The use of social media by presidential candidates in this election, however, might be called unprecedented by some standards. In just 12 months, the US has collectively spent time equivalent to 1,284 years reading about Donald Trump on social media, GovTech reported. Trump’s astonishing 8.4 million Twitter followers defeat Secretary Clinton’s 6.3 million and Senator Sanders’ mere 2 million, so it’s no surprise to many millennials that Twitter feeds these days are chock-full of political banter. Rhett Gutierrez, a political science and public policy double major at DU and campaign policy advisor for the Clinton campaign, believes that online presence plays a key role in educating voters and encouraging voter participation.
“I think the more you can saturate the social media platform with campaigns, the more people are aware of what’s going on, and the more aware they are of who the people are that are running,” Gutierrez said. “You’re increasing awareness, and that’s a big step to getting people to actually vote.”
Not only could social media impact young voters’ decision to vote at all, but it could also help them decide for whom to vote. This idea is supported in a number of surveys conducted for the millennial generation. Refuel agency, a marketing firm that focuses on this generation, found that of all methods that could influence millennials to vote, social media is the most likely to sway their opinion.
University of Denver professor of public policy Dr. Robert Fusfeld, however, believes this social media craze could be temporary.
“If people hear the words Twitter, Facebook, or social media, they’re more likely to pay attention,” Fusfeld said. “I suspect this is a fad.”
Whether temporary or not, the tactic to use social media as a large component of each candidate’s campaign appears to be working to gain support, according to a GovTech article. Republican political strategist Patrick Ruffini calls social media a “direct pipeline into mainstream media coverage and to voters,” wherein a candidate can post on social media to make news, and then those news stories are circulated throughout social media to continue to build impetus and foster political chatter. Examples of this phenomenon range from Trump’s 140-character rant calling President Obama the “worst president in U.S. history”to Senator Sanders’ lighthearted tweet featuring an illustration of the bird that landed on his podium at a rally (affectionately known as #BirdieSanders).
This media attention has led to a cost-saving effect that campaigns can benefit from: essentially free advertising. It is estimated that if Trump sought similar attention to what he has received from his use of social media by purchasing ads, it would cost around $380 million, according to GovTech. By instead gaining this attention from tweets, likes and shares online, his campaign saves money while still keeping a competitive edge against his last two remaining opponents, Senator Sanders and former Secretary Clinton.

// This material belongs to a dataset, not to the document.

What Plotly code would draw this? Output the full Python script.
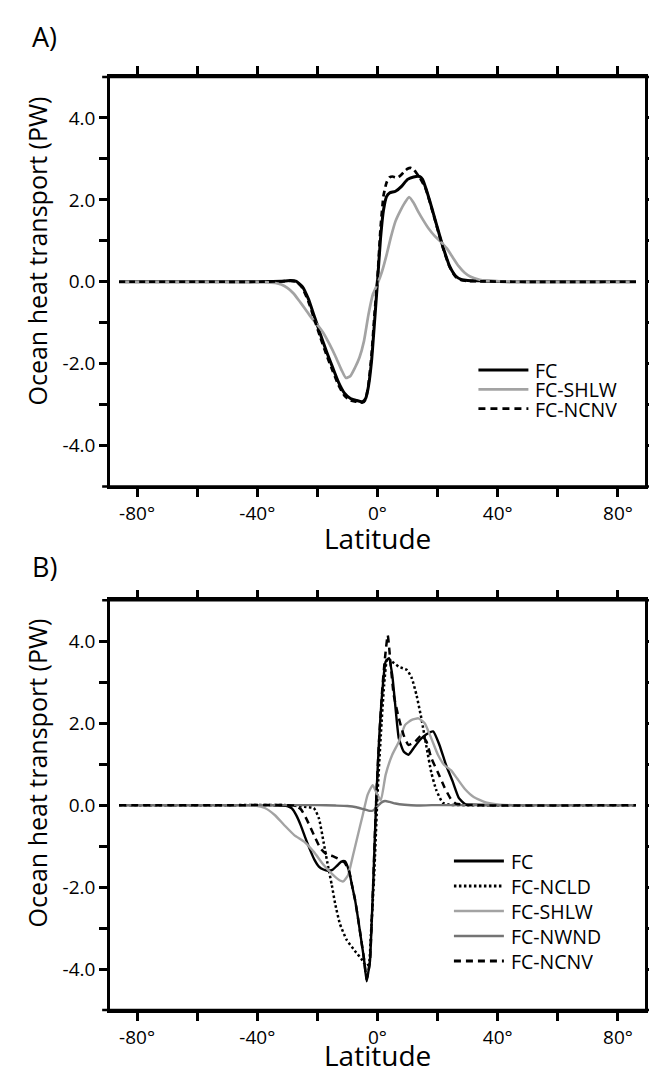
import plotly.graph_objects as go

# ---------------- data ----------------
X_TICKS = [-80, -60, -40, -20, 0, 20, 40, 60, 80]
X_LABELS = ["-80°", "", "-40°", "", "0°", "", "40°", "", "80°"]
Y_TICKS = [-4, -3, -2, -1, 0, 1, 2, 3, 4]
Y_LABELS = ["-4.0", "", "-2.0", "", "0.0", "", "2.0", "", "4.0"]

# Panel A
A_FC_lat = [-86, -60, -40, -32, -29, -27, -25, -23, -21, -19, -17, -15, -13, -11, -9, -7, -5, -4, -3, -2, -1, 0,
            1, 2, 3, 4, 6, 8, 10, 12, 14, 15, 16, 18, 20, 22, 24, 26, 28, 30, 35, 45, 86]
A_FC = [0, 0, 0, 0.01, 0.03, 0.01, -0.12, -0.42, -0.85, -1.28, -1.70, -2.08, -2.45, -2.72, -2.85, -2.90, -2.93,
        -2.86, -2.55, -1.95, -1.00, 0.0, 1.05, 1.75, 2.08, 2.17, 2.21, 2.33, 2.50, 2.56, 2.57, 2.50, 2.30, 1.82,
        1.30, 0.80, 0.38, 0.14, 0.05, 0.03, 0.02, 0.0, 0.0]

A_SHLW_lat = [-86, -50, -38, -34, -32, -30, -28, -26, -24, -22, -20, -18, -16, -14, -12, -10.5, -9, -7.5, -6,
              -4.5, -3, -1.5, 0, 1.5, 3, 4.5, 6, 7.5, 9, 10.5, 12, 13.5, 15, 17, 19, 21, 23, 25, 27, 29, 31, 34,
              37, 42, 50, 86]
A_SHLW = [0, 0, -0.01, -0.03, -0.07, -0.15, -0.28, -0.47, -0.67, -0.88, -1.05, -1.25, -1.52, -1.82, -2.15, -2.35,
          -2.30, -2.10, -1.85, -1.45, -0.80, -0.30, -0.05, 0.25, 0.65, 1.10, 1.48, 1.72, 1.92, 2.07, 1.93, 1.72,
          1.53, 1.30, 1.12, 0.98, 0.82, 0.60, 0.38, 0.22, 0.12, 0.05, 0.02, 0.01, 0, 0]

A_NCNV_lat = [-86, -60, -40, -32, -29, -27, -25, -23, -21, -19, -17, -15, -13, -11, -9, -7, -5, -4, -3, -2, -1,
              0, 1, 2, 3, 4, 5, 6, 7, 8, 9, 10, 11, 12, 13, 14, 16, 18, 20, 22, 24, 26, 28, 30, 35, 45, 86]
A_NCNV = [0, 0, 0, 0.01, 0.02, 0, -0.15, -0.48, -0.92, -1.36, -1.78, -2.16, -2.52, -2.78, -2.90, -2.93, -2.95,
          -2.88, -2.50, -1.80, -0.80, 0.10, 1.30, 2.10, 2.42, 2.55, 2.57, 2.55, 2.56, 2.62, 2.70, 2.76, 2.78, 2.74,
          2.65, 2.55, 2.28, 1.80, 1.28, 0.78, 0.36, 0.12, 0.04, 0.02, 0.01, 0, 0]

# Panel B
B_FC_lat = [-86, -50, -35, -30, -28.5, -27, -25.5, -24, -22.5, -21, -19.5, -18, -16.5, -15, -13.5, -12, -10.8,
            -9.5, -8.5, -7.5, -6.5, -5.5, -4.5, -3.6, -3.0, -2.5, -1.9, -1.4, -0.5, 0.5, 1.6, 2.7, 3.8, 4.9, 6,
            7.1, 8.7, 10.3, 12, 14.1, 16.3, 18.5, 20.6, 22.8, 25, 27.1, 29.3, 32, 40, 86]
B_FC = [0, 0, 0, -0.02, -0.08, -0.25, -0.50, -0.80, -1.08, -1.33, -1.50, -1.57, -1.60, -1.58, -1.48, -1.38, -1.37,
        -1.60, -1.95, -2.30, -2.75, -3.25, -3.75, -4.30, -4.05, -3.80, -2.80, -1.86, 0.0, 1.55, 2.77, 3.50, 3.59,
        3.18, 2.37, 1.63, 1.31, 1.23, 1.39, 1.59, 1.73, 1.80, 1.47, 0.98, 0.58, 0.17, 0.02, 0.01, 0, 0]

B_NCLD_lat = [-86, -50, -30, -24.4, -21.2, -19.5, -17.9, -16.3, -15.2, -14.1, -12.5, -10.3, -7.6, -5.4, -3.8,
              -2.9, -2.2, -1.1, 0, 1.1, 2.2, 3.3, 4.9, 7.1, 9.8, 11.4, 13, 14.7, 16.3, 17.9, 19.5, 21.7, 24, 30, 86]
B_NCLD = [0, 0, 0, -0.04, -0.07, -0.32, -0.92, -1.55, -1.95, -2.40, -2.90, -3.28, -3.55, -3.75, -3.92, -3.88,
          -3.16, -1.70, 0.25, 1.71, 2.93, 3.59, 3.50, 3.38, 3.30, 3.10, 2.68, 2.08, 1.42, 0.80, 0.38, 0.06, 0.01,
          0, 0]

B_SHLW_lat = [-86, -45, -40.7, -37.5, -34.2, -31, -27.7, -24.4, -21.2, -17.9, -14.7, -12.5, -11.4, -9.8, -8.1,
              -6.5, -4.9, -3.3, -1.6, -0.5, 1.1, 2.7, 4.9, 7.1, 9.2, 11.4, 13.6, 15.7, 17.9, 20.1, 22.2, 24.5,
              26.5, 29, 32, 36.4, 40.7, 45, 86]
B_SHLW = [0, 0, -0.01, -0.07, -0.24, -0.49, -0.73, -0.89, -1.14, -1.46, -1.71, -1.84, -1.86, -1.71, -1.21, -0.72,
          -0.24, 0.25, 0.49, 0.33, 0.12, 0.74, 1.23, 1.55, 1.96, 2.08, 2.12, 2.00, 1.63, 1.23, 0.98, 0.85, 0.65,
          0.40, 0.20, 0.06, 0.01, 0, 0]

B_NWND_lat = [-86, -20, -14, -10, -7, -4.5, -2.5, -1.5, 0, 1.2, 2.5, 4, 6, 9, 13, 18, 25, 86]
B_NWND = [0, 0, -0.01, -0.02, -0.05, -0.10, -0.14, -0.13, -0.03, 0.06, 0.10, 0.08, 0.04, 0.01, -0.01, 0, 0, 0]

B_NCNV_lat = [-86, -50, -30, -27.7, -25.5, -23.4, -21.2, -19, -16.8, -14.7, -12.5, -11, -9.5, -8.5, -7.5, -6.5,
              -5.5, -4.5, -3.6, -3.0, -2.5, -1.9, -1.4, -0.5, 0.5, 1.6, 2.5, 3.4, 4.3, 5.4, 7.1, 8.7, 10.3, 12.5,
              14.7, 16.3, 17.9, 20.1, 22.2, 24.4, 26, 32, 86]
B_NCNV = [0, 0, 0, -0.01, -0.10, -0.37, -0.72, -1.05, -1.21, -1.25, -1.33, -1.40, -1.60, -1.95, -2.30, -2.75,
          -3.25, -3.75, -4.25, -4.05, -3.80, -2.80, -1.86, 0.0, 1.55, 2.85, 3.60, 4.15, 3.50, 2.69, 2.12, 1.71,
          1.47, 1.55, 1.71, 1.55, 1.15, 0.80, 0.45, 0.15, 0.04, 0, 0]

# ---------------- styling ----------------
FONT = "Open Sans"
W, H = 657, 1072
ML, MR, MT, MB = 102, 9, 69, 70
PW = W - ML - MR
PH = H - MT - MB


def px2paper(px, py):
    return (px - ML) / PW, (H - MB - py) / PH


STYLE = {
    "FC": dict(color="black", dash="solid"),
    "FC-NCLD": dict(color="black", dash="2.5px,2.5px"),
    "FC-SHLW": dict(color="#a3a3a3", dash="solid"),
    "FC-NWND": dict(color="#747474", dash="solid"),
    "FC-NCNV": dict(color="black", dash="7px,5px"),
}
STYLE_A_NCNV = "6px,4px"

fig = go.Figure()


def add(xs, ys, name, width, xa, ya, dash=None):
    st = STYLE[name]
    fig.add_trace(go.Scatter(
        x=xs, y=ys, mode="lines", name=name, xaxis=xa, yaxis=ya, showlegend=False,
        line=dict(color=st["color"], width=width, dash=dash or st["dash"], shape="spline", smoothing=0.5),
        hoverinfo="skip"))


PANEL_A = [(A_FC_lat, A_FC, "FC"), (A_SHLW_lat, A_SHLW, "FC-SHLW"), (A_NCNV_lat, A_NCNV, "FC-NCNV")]
PANEL_B = [(B_FC_lat, B_FC, "FC"), (B_NCLD_lat, B_NCLD, "FC-NCLD"), (B_SHLW_lat, B_SHLW, "FC-SHLW"),
           (B_NWND_lat, B_NWND, "FC-NWND"), (B_NCNV_lat, B_NCNV, "FC-NCNV")]

for xs, ys, nm in PANEL_A:
    add(xs, ys, nm, 3 if nm == "FC" else 2.7, "x", "y", dash=STYLE_A_NCNV if nm == "FC-NCNV" else None)
for xs, ys, nm in PANEL_B:
    add(xs, ys, nm, 2.5 if nm in ("FC-NCLD", "FC-NCNV") else 2.4, "x2", "y2")

tickfont = dict(family=FONT, size=19, color="black")
xcommon = dict(range=[-89, 89], tickmode="array", tickvals=X_TICKS, ticktext=X_LABELS,
               ticks="outside", ticklen=8, tickwidth=2.5, tickcolor="black",
               showline=True, linewidth=2.5, linecolor="black", mirror="ticks",
               showgrid=False, zeroline=False, tickfont=tickfont, fixedrange=True)
ycommon = dict(range=[-5, 5], tickmode="array", tickvals=Y_TICKS, ticktext=Y_LABELS,
               ticks="outside", ticklen=8, tickwidth=2.5, tickcolor="black",
               showline=True, linewidth=2.5, linecolor="black", mirror="ticks",
               showgrid=False, zeroline=False, tickfont=tickfont, fixedrange=True)

dA = [0.5611, 1.0]
dB = [0.0, 0.4391]

fig.update_layout(
    width=W, height=H,
    margin=dict(l=ML, r=MR, t=MT, b=MB),
    paper_bgcolor="white", plot_bgcolor="white",
    xaxis=dict(xcommon, anchor="y"),
    yaxis=dict(ycommon, domain=dA, anchor="x"),
    xaxis2=dict(xcommon, anchor="y2"),
    yaxis2=dict(ycommon, domain=dB, anchor="x2"),
    showlegend=False,
)

# horizontal frame lines overshooting the vertical axes (as in the original)
ov = 8 / PW
for xr, yr in (("x domain", "y domain"), ("x2 domain", "y2 domain")):
    for yy in (0, 1):
        fig.add_shape(type="line", xref=xr, yref=yr, x0=-ov, x1=1 + ov, y0=yy, y1=yy,
                      line=dict(color="black", width=2.5), layer="above")


def ann(text, x, y, size, **kw):
    fig.add_annotation(text=text, x=x, y=y, xref="paper", yref="paper", showarrow=False,
                       font=dict(family=FONT, size=size, color="black"), **kw)


# legends (sample line + label), positioned in pixels
def legend(entries, x_line0, x_line1, x_text, y_first, step, widths, box_h):
    for i, nm in enumerate(entries):
        py = y_first + i * step
        x0, yy = px2paper(x_line0, py)
        x1, _ = px2paper(x_line1, py)
        xt, _ = px2paper(x_text, py)
        st = STYLE[nm]
        fig.add_shape(type="line", xref="paper", yref="paper", x0=x0, x1=x1, y0=yy, y1=yy,
                      line=dict(color=st["color"], width=widths[i], dash=st["dash"]))
        ann(nm, xt, yy, 19.5, xanchor="left", yanchor="middle", height=box_h, valign="middle")


legend([p[2] for p in PANEL_A], 478, 529, 534, 362, 19.3, [3, 2.7, 2.7], 18)
legend([p[2] for p in PANEL_B], 453, 504, 509, 853, 25, [2.8, 2.8, 2.6, 2.6, 2.8], 22)

ax, ay = px2paper(20, 28)
ann("A)", ax, ay, 27, xanchor="left", yanchor="middle")
bx, by = px2paper(20, 558)
ann("B)", bx, by, 27, xanchor="left", yanchor="middle")

tx, tyA = px2paper(28, 243)
_, tyB = px2paper(28, 765)
ann("Ocean heat transport (PW)", tx, tyA, 25, textangle=-90, xanchor="center", yanchor="middle")
ann("Ocean heat transport (PW)", tx, tyB, 25, textangle=-90, xanchor="center", yanchor="middle")

lx, lyA = px2paper(375, 530)
_, lyB = px2paper(375, 1047)
ann("Latitude", lx, lyA, 28, xanchor="center", yanchor="middle", height=30, valign="middle")
ann("Latitude", lx, lyB, 28, xanchor="center", yanchor="middle", height=30, valign="middle")

fig.write_html("out.html")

However helpful social media may be to campaign managers looking to save a few million dollars, some young voters still crave more traditional forms of campaigning. English is one of those millennials.
“I think candidates visiting social areas where a lot of young people are, so urban cities or college campuses, is a huge way to encourage voters to know who you are,” English said. “It’s important for candidates to prove that they’re humans and not just someone who talks on TV or online.”
Additionally, some young voters also worry the candidates’ use of social media distracts from the issues by instead attacking personalities.
“I think this election is kind of unique in that the issue is not what’s being debated, it’s personalities and characteristics like “Trump’s a sexist’ or ‘Hillary’s a liar’ or ‘Bernie’s a socialist,'” Gutierrez said. “I think this is all so much more about the personalities of the candidates running and I think social media sensationalizes that and puts it in a nice, neat, simple box for the masses to consume and it’s in a way that I don’t know is constructive for running a democracy.”
It’s possible that this issue of discussing the candidates rather than the issues is simply caused by campaigns and candidates struggling through how best to utilize this new technology of social media in a constructive way to earn votes.
“Is it possible that the technology revolution makes it possible to reach, inspire, motivate, get people off their butts? Maybe,” Fusfeld said. “Has anybody figured out a way to use social media to get information to young people in such a way? I don’t think so.”
While the intensive use of social media by presidential candidates has its benefits and drawbacks, at the end of the day, candidates rely on it to reach that crucial young voter demographic that now makes up a large portion of the American population.
As the 2016 election intensifies with each passing day, there’s one constant that young Americans can almost guarantee: an ongoing, unending and relentless presence of candidates online fighting for their votes.